■ **What you have to do**: Write out each line exactly as given. Leave the pictures out of your copy.

■ **Raw data**:
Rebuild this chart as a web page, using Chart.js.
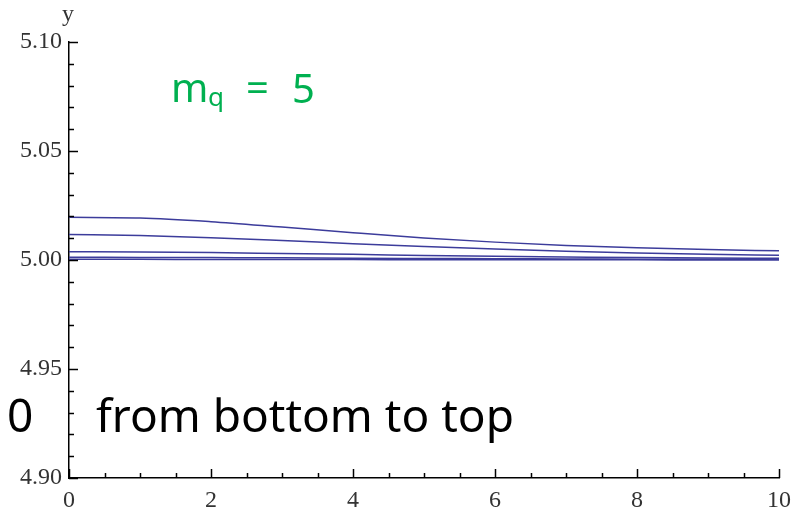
<!DOCTYPE html>
<html>
<head>
<meta charset="utf-8">
<script src="https://cdn.jsdelivr.net/npm/chart.js@4.4.1/dist/chart.umd.min.js"></script>
<style>
  html, body { margin: 0; padding: 0; background: #fff; }
  canvas { display: block; }
</style>
</head>
<body>
<canvas id="c" width="799" height="512"></canvas>
<script>
// ---- data ----
const xValues = [0, 1, 2, 3, 4, 5, 6, 7, 8, 9, 10];
const series1 = [5.0196, 5.0193, 5.0176, 5.0151, 5.0125, 5.0101, 5.0082, 5.0067, 5.0056, 5.0048, 5.0042];
const series2 = [5.0117, 5.0112, 5.0102, 5.0089, 5.0075, 5.0062, 5.0050, 5.0040, 5.0032, 5.0026, 5.0022];
const series3 = [5.0038, 5.0037, 5.0034, 5.0030, 5.0026, 5.0021, 5.0017, 5.0014, 5.0011, 5.0009, 5.0008];
const series4 = [5.0013, 5.0012, 5.0011, 5.0010, 5.0008, 5.0007, 5.0006, 5.0005, 5.0004, 5.0003, 5.0003];
const series5 = [5.0003, 5.0003, 5.0002, 5.0002, 5.0002, 5.0001, 5.0001, 5.0001, 5.0001, 5.0000, 5.0000];
const yTickLabels = ['4.90', '4.95', '5.00', '5.05', '5.10'];
const xTickLabels = ['0', '2', '4', '6', '8', '10'];
const yAxisTitle = 'y';
const annotationTop = { main: 'm', sub: 'q', eq: '=', val: '5' };
const annotationBottom = { left: '0', right: 'from bottom to top' };

const allSeries = [series1, series2, series3, series4, series5];
const lineColor = 'rgb(60,60,155)';

const datasets = allSeries.map(s => ({
  data: xValues.map((x, i) => ({ x: x, y: s[i] })),
  borderColor: lineColor,
  borderWidth: 1.5,
  pointRadius: 0,
  cubicInterpolationMode: 'monotone',
  fill: false
}));

const serif = '"Liberation Serif", "DejaVu Serif", serif';
const sans = '"Noto Sans", "Open Sans", sans-serif';

const decorPlugin = {
  id: 'decor',
  afterDraw(chart) {
    const ctx = chart.ctx;
    const xs = chart.scales.x, ys = chart.scales.y;
    const ca = chart.chartArea;
    ctx.save();
    ctx.strokeStyle = '#000';
    ctx.lineWidth = 1.5;
    // inward ticks on y axis
    for (let k = 0; k <= 20; k++) {
      const v = 4.90 + k * 0.01;
      const py = Math.round(ys.getPixelForValue(v)) + 0.5;
      const len = (k % 5 === 0) ? 9 : 5;
      ctx.beginPath();
      ctx.moveTo(ca.left, py);
      ctx.lineTo(ca.left + len, py);
      ctx.stroke();
    }
    // inward ticks on x axis
    for (let k = 0; k <= 20; k++) {
      const v = k * 0.5;
      const px = Math.round(xs.getPixelForValue(v)) + 0.5;
      const len = (k % 4 === 0) ? 9 : 5;
      ctx.beginPath();
      ctx.moveTo(px, ca.bottom);
      ctx.lineTo(px, ca.bottom - len);
      ctx.stroke();
    }
    // y axis title
    ctx.fillStyle = '#333';
    ctx.font = '24px ' + serif;
    ctx.textAlign = 'center';
    ctx.textBaseline = 'alphabetic';
    ctx.fillText(yAxisTitle, ca.left - 1, 21);

    // green annotation
    ctx.textAlign = 'left';
    ctx.fillStyle = '#00b050';
    ctx.font = '40px ' + sans;
    ctx.fillText(annotationTop.main, 171, 102);
    ctx.font = '26px ' + sans;
    ctx.fillText(annotationTop.sub, 208, 106);
    ctx.font = '40px ' + sans;
    ctx.fillText(annotationTop.eq, 246, 102);
    ctx.fillText(annotationTop.val, 292, 103);

    // black annotation
    ctx.fillStyle = '#000';
    ctx.font = '46px ' + sans;
    ctx.fillText(annotationBottom.left, 7, 432);
    ctx.fillText(annotationBottom.right, 96, 432);
    ctx.restore();
  }
};

new Chart(document.getElementById('c'), {
  type: 'line',
  data: { datasets },
  options: {
    responsive: false,
    devicePixelRatio: 1,
    animation: false,
    layout: { padding: { left: 0, top: 42, right: 20, bottom: 0 } },
    plugins: { legend: { display: false }, tooltip: { enabled: false } },
    scales: {
      x: {
        type: 'linear',
        min: 0, max: 10,
        grid: { display: false, drawTicks: false },
        border: { display: true, color: '#000', width: 1.5 },
        ticks: {
          stepSize: 2,
          autoSkip: false,
          maxRotation: 0,
          padding: 8,
          color: '#333',
          font: { family: serif, size: 24 },
          callback: (v) => {
            const s = String(Math.round(v));
            return xTickLabels.includes(s) ? s : '';
          }
        },
        afterFit: (s) => { s.height = 34; }
      },
      y: {
        type: 'linear',
        min: 4.90, max: 5.10,
        grid: { display: false, drawTicks: false },
        border: { display: true, color: '#000', width: 1.5 },
        ticks: {
          stepSize: 0.05,
          autoSkip: false,
          padding: 7,
          color: '#333',
          font: { family: serif, size: 24 },
          callback: (v) => {
            const s = Number(v).toFixed(2);
            return yTickLabels.includes(s) ? s : '';
          }
        },
        afterFit: (s) => { s.width = 69; }
      }
    }
  },
  plugins: [decorPlugin]
});
</script>
</body>
</html>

■ **Exercise answer**:
Rebuild this chart as a web page, using Chart.js.
<!DOCTYPE html>
<html>
<head>
<meta charset="utf-8">
<script src="https://cdn.jsdelivr.net/npm/chart.js@4.4.1/dist/chart.umd.min.js"></script>
<style>
  html, body { margin: 0; padding: 0; background: #fff; }
  canvas { display: block; }
</style>
</head>
<body>
<canvas id="c" width="799" height="512"></canvas>
<script>
// ---- data ----
const xValues = [0, 1, 2, 3, 4, 5, 6, 7, 8, 9, 10];
const series1 = [5.0196, 5.0193, 5.0176, 5.0151, 5.0125, 5.0101, 5.0082, 5.0067, 5.0056, 5.0048, 5.0042];
const series2 = [5.0117, 5.0112, 5.0102, 5.0089, 5.0075, 5.0062, 5.0050, 5.0040, 5.0032, 5.0026, 5.0022];
const series3 = [5.0038, 5.0037, 5.0034, 5.0030, 5.0026, 5.0021, 5.0017, 5.0014, 5.0011, 5.0009, 5.0008];
const series4 = [5.0013, 5.0012, 5.0011, 5.0010, 5.0008, 5.0007, 5.0006, 5.0005, 5.0004, 5.0003, 5.0003];
const series5 = [5.0003, 5.0003, 5.0002, 5.0002, 5.0002, 5.0001, 5.0001, 5.0001, 5.0001, 5.0000, 5.0000];
const yTickLabels = ['4.90', '4.95', '5.00', '5.05', '5.10'];
const xTickLabels = ['0', '2', '4', '6', '8', '10'];
const yAxisTitle = 'y';
const annotationTop = { main: 'm', sub: 'q', eq: '=', val: '5' };
const annotationBottom = { left: '0', right: 'from bottom to top' };

const allSeries = [series1, series2, series3, series4, series5];
const lineColor = 'rgb(60,60,155)';

const datasets = allSeries.map(s => ({
  data: xValues.map((x, i) => ({ x: x, y: s[i] })),
  borderColor: lineColor,
  borderWidth: 1.5,
  pointRadius: 0,
  cubicInterpolationMode: 'monotone',
  fill: false
}));

const serif = '"Liberation Serif", "DejaVu Serif", serif';
const sans = '"Noto Sans", "Open Sans", sans-serif';

const decorPlugin = {
  id: 'decor',
  afterDraw(chart) {
    const ctx = chart.ctx;
    const xs = chart.scales.x, ys = chart.scales.y;
    const ca = chart.chartArea;
    ctx.save();
    ctx.strokeStyle = '#000';
    ctx.lineWidth = 1.5;
    // inward ticks on y axis
    for (let k = 0; k <= 20; k++) {
      const v = 4.90 + k * 0.01;
      const py = Math.round(ys.getPixelForValue(v)) + 0.5;
      const len = (k % 5 === 0) ? 9 : 5;
      ctx.beginPath();
      ctx.moveTo(ca.left, py);
      ctx.lineTo(ca.left + len, py);
      ctx.stroke();
    }
    // inward ticks on x axis
    for (let k = 0; k <= 20; k++) {
      const v = k * 0.5;
      const px = Math.round(xs.getPixelForValue(v)) + 0.5;
      const len = (k % 4 === 0) ? 9 : 5;
      ctx.beginPath();
      ctx.moveTo(px, ca.bottom);
      ctx.lineTo(px, ca.bottom - len);
      ctx.stroke();
    }
    // y axis title
    ctx.fillStyle = '#333';
    ctx.font = '24px ' + serif;
    ctx.textAlign = 'center';
    ctx.textBaseline = 'alphabetic';
    ctx.fillText(yAxisTitle, ca.left - 1, 21);

    // green annotation
    ctx.textAlign = 'left';
    ctx.fillStyle = '#00b050';
    ctx.font = '40px ' + sans;
    ctx.fillText(annotationTop.main, 171, 102);
    ctx.font = '26px ' + sans;
    ctx.fillText(annotationTop.sub, 208, 106);
    ctx.font = '40px ' + sans;
    ctx.fillText(annotationTop.eq, 246, 102);
    ctx.fillText(annotationTop.val, 292, 103);

    // black annotation
    ctx.fillStyle = '#000';
    ctx.font = '46px ' + sans;
    ctx.fillText(annotationBottom.left, 7, 432);
    ctx.fillText(annotationBottom.right, 96, 432);
    ctx.restore();
  }
};

new Chart(document.getElementById('c'), {
  type: 'line',
  data: { datasets },
  options: {
    responsive: false,
    devicePixelRatio: 1,
    animation: false,
    layout: { padding: { left: 0, top: 42, right: 20, bottom: 0 } },
    plugins: { legend: { display: false }, tooltip: { enabled: false } },
    scales: {
      x: {
        type: 'linear',
        min: 0, max: 10,
        grid: { display: false, drawTicks: false },
        border: { display: true, color: '#000', width: 1.5 },
        ticks: {
          stepSize: 2,
          autoSkip: false,
          maxRotation: 0,
          padding: 8,
          color: '#333',
          font: { family: serif, size: 24 },
          callback: (v) => {
            const s = String(Math.round(v));
            return xTickLabels.includes(s) ? s : '';
          }
        },
        afterFit: (s) => { s.height = 34; }
      },
      y: {
        type: 'linear',
        min: 4.90, max: 5.10,
        grid: { display: false, drawTicks: false },
        border: { display: true, color: '#000', width: 1.5 },
        ticks: {
          stepSize: 0.05,
          autoSkip: false,
          padding: 7,
          color: '#333',
          font: { family: serif, size: 24 },
          callback: (v) => {
            const s = Number(v).toFixed(2);
            return yTickLabels.includes(s) ? s : '';
          }
        },
        afterFit: (s) => { s.width = 69; }
      }
    }
  },
  plugins: [decorPlugin]
});
</script>
</body>
</html>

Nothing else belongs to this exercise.